Run for teh hills! Stock pile your prims! Hoard all your cash under your mattress and sit tight, holding your cager and wait for apocalypse because THE END IS NIGH!
What the fuck am I talking about? Well DUH! It's the all consuming end of the world that is the Linden labs™®©♥♣◙∟ putting a many little squiggles™®©♥♣◙∟ after their name! Oh NOES! As you can well imagine the residents of Second Life™®©♥♣◙∟ are terrified beyond all belief, bloggers shall be prosecuted and sent to the furthest reaches of hell to serve out their 100 year sentences picking the boils of the bottoms of wildebeasts. Flickr™®©♥♣◙∟ arty types are stuffing their pictures into suitcases and heading for the border.

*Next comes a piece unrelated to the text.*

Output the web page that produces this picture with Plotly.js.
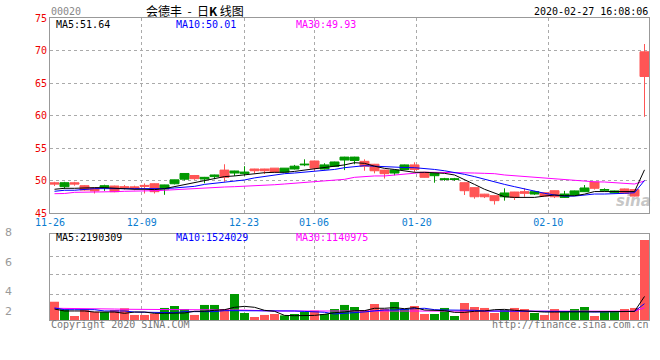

This huge crushing blow adds to the already traumatised public, their belief in the Lindens™®©♥♣◙∟ shaken beyond all shakability. Few can forget the Broadly Offensive ruling not so long ago when EVERY SINGLE GOREAN™®©♥♣◙∟ WAS BANISHED TO A BIG PIT OF SNAKES, prior to that even was the dreadful monetary crash where thousands were left desolate, forced to sell themselves on the mean streets of cities. You'll all remember the concerts put on by Bob Geldof and his team of gerbils™®©♥♣◙∟ for SLaid™®©♥♣◙∟.
Will we ever survive this apocalypse? Well this Mean Girl™®©♥♣◙∟ doesn't know. But if you want me, I'll be in my bunker.